In this blog post I will show you how to paint a poplar tree with particular focus on the trunk and leaves. This painting started off as a plein air painting (painting outdoors) and then I added more details in the studio.
Trees are a great subject to paint and they can be very impactful when they are the main subject of a landscape painting.
In this blog post I will give you some tips on painting tree trunks, branches and leaves.
Here is the reference photo I used to create this painting. Please feel free to copy it if you would like to have a go at painting this art work.
I painted this artwork using oil paint and the colours I used in this painting are as follows:
- Titanium white
- Burnt sienna
- Yellow oxide
- Cadmium yellow
- Cadmium orange
- Quinacridone crimson
- Ultramarine blue
- Phthalo green
Here is a list of the brushes I used in this painting:
- No.5 flat
- No.3 flat
- No.2 flat
- No.3 filbert
- No.1 round
- No.0 round
First Stage – Plein Air Painting
I am painting on an 8” x 10” linen panel which I’ve toned with a thin wash of burnt sienna. This warms up the painting and helps with colour and tone.
I sketched out the composition with a No.1 round brush and burnt sienna. I am using oil paint and I have mixed the burnt sienna with Liquin Original which thins the paint and speeds up the drying time.
I begin by painting the areas in shadow first and I start with the tree trunk and the scaffold branches. This is a mix of ultramarine blue, burnt sienna, quinacridone crimson and titanium white.
I paint the shadows in the distant trees with a mix of yellow oxide, ultramarine blue and a little titanium white. I use the same colours for the grass shadows in the foreground but with no titanium white in the mix so the value of the colour is darker.

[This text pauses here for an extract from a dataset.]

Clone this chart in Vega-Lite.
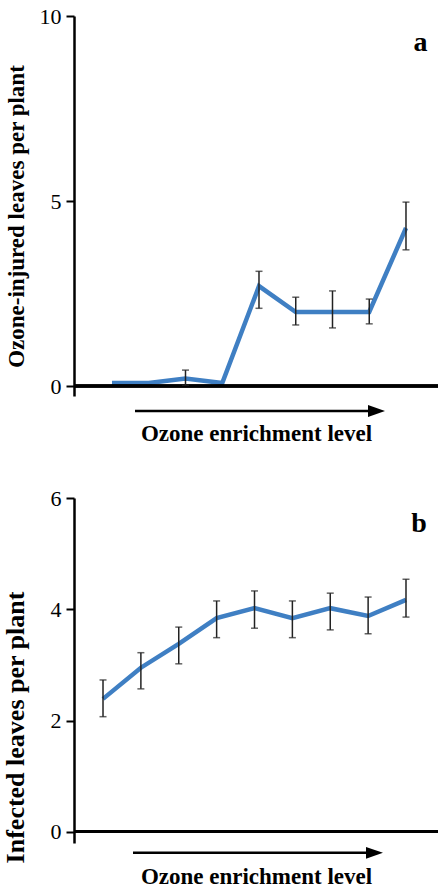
{
  "$schema": "https://vega.github.io/schema/vega-lite/v6.json",
  "background": "white",
  "autosize": {"type": "pad"},
  "padding": {"left": 2, "top": 5, "right": 0, "bottom": 0},
  "bounds": "flush",
  "spacing": 102,
  "config": {
    "font": "Liberation Serif",
    "view": {"stroke": null},
    "axis": {"domainColor": "black", "tickColor": "black", "labelColor": "black", "titleColor": "black", "grid": false, "labelFont": "Liberation Serif", "titleFont": "Liberation Serif"}
  },
  "vconcat": [
    {
      "width": 364,
      "height": 380,
      "data": {"values": [
        {"i": 1, "v": 0.08, "lo": null, "hi": null},
        {"i": 2, "v": 0.08, "lo": null, "hi": null},
        {"i": 3, "v": 0.2, "lo": 0.02, "hi": 0.43},
        {"i": 4, "v": 0.08, "lo": null, "hi": null},
        {"i": 5, "v": 2.7, "lo": 2.1, "hi": 3.1},
        {"i": 6, "v": 2.0, "lo": 1.65, "hi": 2.4},
        {"i": 7, "v": 2.0, "lo": 1.57, "hi": 2.57},
        {"i": 8, "v": 2.0, "lo": 1.68, "hi": 2.35},
        {"i": 9, "v": 4.27, "lo": 3.68, "hi": 4.97}
      ]},
      "layer": [
        {
          "mark": {"type": "line", "color": "#3f7fc3", "strokeWidth": 4.5, "strokeJoin": "miter"},
          "encoding": {
            "x": {"field": "i", "type": "quantitative", "scale": {"domain": [-0.034, 9.871], "nice": false, "zero": false},
              "axis": {"domain": false, "ticks": false, "labels": false, "grid": false, "title": "Ozone enrichment level", "titleFont": "Liberation Serif", "titleFontSize": 23, "titleFontWeight": "bold", "titlePadding": 26}},
            "y": {"field": "v", "type": "quantitative", "scale": {"domain": [-0.27, 10], "nice": false, "zero": false},
              "axis": {"values": [0, 5, 10], "format": "d", "tickSize": 8, "tickWidth": 2, "domainWidth": 2.5, "labelFont": "Liberation Serif", "labelFontSize": 22, "labelPadding": 5,
                "title": "Ozone-injured leaves per plant", "titleFont": "Liberation Serif", "titleFontSize": 23, "titleFontWeight": "bold", "titleX": -51, "titleY": 200, "titleBaseline": "alphabetic", "titleAngle": -90, "titleAlign": "center"}}
          }
        },
        {
          "mark": {"type": "rule", "color": "black", "strokeWidth": 2.5},
          "encoding": {"y": {"datum": 0, "type": "quantitative"}}
        },
        {
          "mark": {"type": "rule", "color": "#222222", "strokeWidth": 1.5},
          "encoding": {"x": {"field": "i", "type": "quantitative"}, "y": {"field": "lo", "type": "quantitative"}, "y2": {"field": "hi"}}
        },
        {
          "mark": {"type": "tick", "orient": "horizontal", "color": "#222222", "size": 7, "thickness": 1.5},
          "encoding": {"x": {"field": "i", "type": "quantitative"}, "y": {"field": "lo", "type": "quantitative"}}
        },
        {
          "mark": {"type": "tick", "orient": "horizontal", "color": "#222222", "size": 7, "thickness": 1.5},
          "encoding": {"x": {"field": "i", "type": "quantitative"}, "y": {"field": "hi", "type": "quantitative"}}
        },
        {
          "data": {"values": [{"x1": 1.626, "x2": 8.2, "y": -0.676, "tip": 8.429}]},
          "layer": [
            {"mark": {"type": "rule", "color": "black", "strokeWidth": 2.5},
             "encoding": {"x": {"field": "x1", "type": "quantitative"}, "x2": {"field": "x2"}, "y": {"field": "y", "type": "quantitative"}}},
            {"mark": {"type": "point", "shape": "M -2 -0.7 L 0 0 L -2 0.7 Z", "filled": true, "color": "black", "opacity": 1, "size": 289},
             "encoding": {"x": {"field": "tip", "type": "quantitative"}, "y": {"field": "y", "type": "quantitative"}}}
          ]
        },
        {
          "data": {"values": [{"x": 9.395, "y": 9.05, "t": "a"}]},
          "mark": {"type": "text", "font": "Liberation Serif", "fontSize": 28, "fontWeight": "bold", "align": "center", "baseline": "alphabetic", "color": "black"},
          "encoding": {"x": {"field": "x", "type": "quantitative"}, "y": {"field": "y", "type": "quantitative"}, "text": {"field": "t"}}
        }
      ]
    },
    {
      "width": 364,
      "height": 345,
      "data": {"values": [
        {"i": 1, "v": 2.39, "lo": 2.07, "hi": 2.73},
        {"i": 2, "v": 2.95, "lo": 2.57, "hi": 3.22},
        {"i": 3, "v": 3.38, "lo": 3.02, "hi": 3.68},
        {"i": 4, "v": 3.84, "lo": 3.49, "hi": 4.15},
        {"i": 5, "v": 4.02, "lo": 3.66, "hi": 4.33},
        {"i": 6, "v": 3.84, "lo": 3.49, "hi": 4.15},
        {"i": 7, "v": 4.02, "lo": 3.63, "hi": 4.29},
        {"i": 8, "v": 3.88, "lo": 3.56, "hi": 4.22},
        {"i": 9, "v": 4.17, "lo": 3.86, "hi": 4.54}
      ]},
      "layer": [
        {
          "mark": {"type": "line", "color": "#3f7fc3", "strokeWidth": 4.5, "strokeJoin": "miter"},
          "encoding": {
            "x": {"field": "i", "type": "quantitative", "scale": {"domain": [0.234, 9.845], "nice": false, "zero": false},
              "axis": {"domain": false, "ticks": false, "labels": false, "grid": false, "title": "Ozone enrichment level", "titleFont": "Liberation Serif", "titleFontSize": 23, "titleFontWeight": "bold", "titlePadding": 22}},
            "y": {"field": "v", "type": "quantitative", "scale": {"domain": [-0.2, 6], "nice": false, "zero": false},
              "axis": {"values": [0, 2, 4, 6], "format": "d", "tickSize": 8, "tickWidth": 2, "domainWidth": 2.5, "labelFont": "Liberation Serif", "labelFontSize": 22, "labelPadding": 5,
                "title": "Infected leaves per plant", "titleFont": "Liberation Serif", "titleFontSize": 26, "titleFontWeight": "bold", "titleX": -51, "titleY": 229, "titleBaseline": "alphabetic", "titleAngle": -90, "titleAlign": "center"}}
          }
        },
        {
          "mark": {"type": "rule", "color": "black", "strokeWidth": 2.5},
          "encoding": {"y": {"datum": 0, "type": "quantitative"}}
        },
        {
          "mark": {"type": "rule", "color": "#222222", "strokeWidth": 1.5},
          "encoding": {"x": {"field": "i", "type": "quantitative"}, "y": {"field": "lo", "type": "quantitative"}, "y2": {"field": "hi"}}
        },
        {
          "mark": {"type": "tick", "orient": "horizontal", "color": "#222222", "size": 7, "thickness": 1.5},
          "encoding": {"x": {"field": "i", "type": "quantitative"}, "y": {"field": "lo", "type": "quantitative"}}
        },
        {
          "mark": {"type": "tick", "orient": "horizontal", "color": "#222222", "size": 7, "thickness": 1.5},
          "encoding": {"x": {"field": "i", "type": "quantitative"}, "y": {"field": "hi", "type": "quantitative"}}
        },
        {
          "data": {"values": [{"x1": 1.792, "x2": 8.17, "y": -0.377, "tip": 8.392}]},
          "layer": [
            {"mark": {"type": "rule", "color": "black", "strokeWidth": 2.5},
             "encoding": {"x": {"field": "x1", "type": "quantitative"}, "x2": {"field": "x2"}, "y": {"field": "y", "type": "quantitative"}}},
            {"mark": {"type": "point", "shape": "M -2 -0.7 L 0 0 L -2 0.7 Z", "filled": true, "color": "black", "opacity": 1, "size": 289},
             "encoding": {"x": {"field": "tip", "type": "quantitative"}, "y": {"field": "y", "type": "quantitative"}}}
          ]
        },
        {
          "data": {"values": [{"x": 9.343, "y": 5.39, "t": "b"}]},
          "mark": {"type": "text", "font": "Liberation Serif", "fontSize": 28, "fontWeight": "bold", "align": "center", "baseline": "alphabetic", "color": "black"},
          "encoding": {"x": {"field": "x", "type": "quantitative"}, "y": {"field": "y", "type": "quantitative"}, "text": {"field": "t"}}
        }
      ]
    }
  ]
}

Most of the poplar tree’s crown is in shadow and this is a mix of yellow oxide, cadmium yellow, ultramarine blue and a little burnt sienna. There is also a little phthalo green in the mix as well.
For the leaves that are in the full sun I use a combination of yellow oxide, cadmium yellow, ultramarine blue, titanium white and cadmium orange.
I paint the grass with the same colours I used for the leaves in the full sun as both the leaves and the grass are a similar colour and value. Keep in mind that trees are usually much darker in value than grass, however I have noticed that the greens exhibited in some deciduous trees species such as poplars and willows are often a similar colour and value to grass in spring.
I paint the sky and fill in the gaps between the clumps of leaves and branches. I mix the cloud shadows with ultramarine blue, burnt sienna, quinacridone crimson and titanium white.
The cloud highlights is a mix of titanium white and a little burnt sienna. The sky is a mix of ultramarine blue and titanium white.
I add a few subtle highlights to the trunk of the poplar tree with a mix of titanium white, burnt sienna and ultramarine blue.
When I got to this stage of the painting I decided to call it a day as the light was fast disappearing. I knew I was going to add a lot more details to the painting back in the studio and I felt I had got enough information whilst painting outdoors.
This is my plein air painting set up. I am painting on an Alla Prima Pochade box easel which is ideal for painting en plein air. It has a built in adjustable easel, palettes, brush holders and storage compartments for materials and wet paintings.
This was my painting after I had just blocked-in the main information from the scene I was painting.
Second Stage – Adding Details in the Studio
When I returned to my studio I allowed my painting to completely dry and then I began adding more details to the tree’s canopy using a No.3 filbert brush and a mix of yellow oxide, cadmium yellow, ultramarine blue and a little cadmium orange. Once the shadow areas were dry I then painted the clumps of leaves in the full sunlight.
When painting tree foliage you don’t need to be overly detailed, just the suggestion of detail goes a long way to communicating clumps of leaves. The leaves in the full sun were create with a mix of yellow oxide, cadmium yellow, ultramarine blue and titanium white. I also mixed in a little cadmium orange and phthalo green but keep in mind when I am mixing my greens I don’t mix the colours on my palette thoroughly. This is so I can get some variations in the colour of the greens when I paint the leaves.
As I was working towards finishing the painting I noticed that some of the tree’s canopy was getting lost in the grass and this was due to the fact that the values and green mixes I used were similar. I wanted the clumps of leaves in the full sun to stand out so I decided to repaint the background and change it so it was in shadow. This allows the leaves in the full sun to stand out when juxtaposed against a dark background.
I finished up the painting by adding a few final details such as the cows grazing in the field and the highlights on the fence posts.
I painted some more reflected light in the trunk of the tree using the same colours as before but with a little more ultramarine blue and titanium white in the mix.
I finish painting the leaves by adding some half tones within the foliage, this helps to soften the transition zone between the darkest areas of the tree’s foliage and the highlights.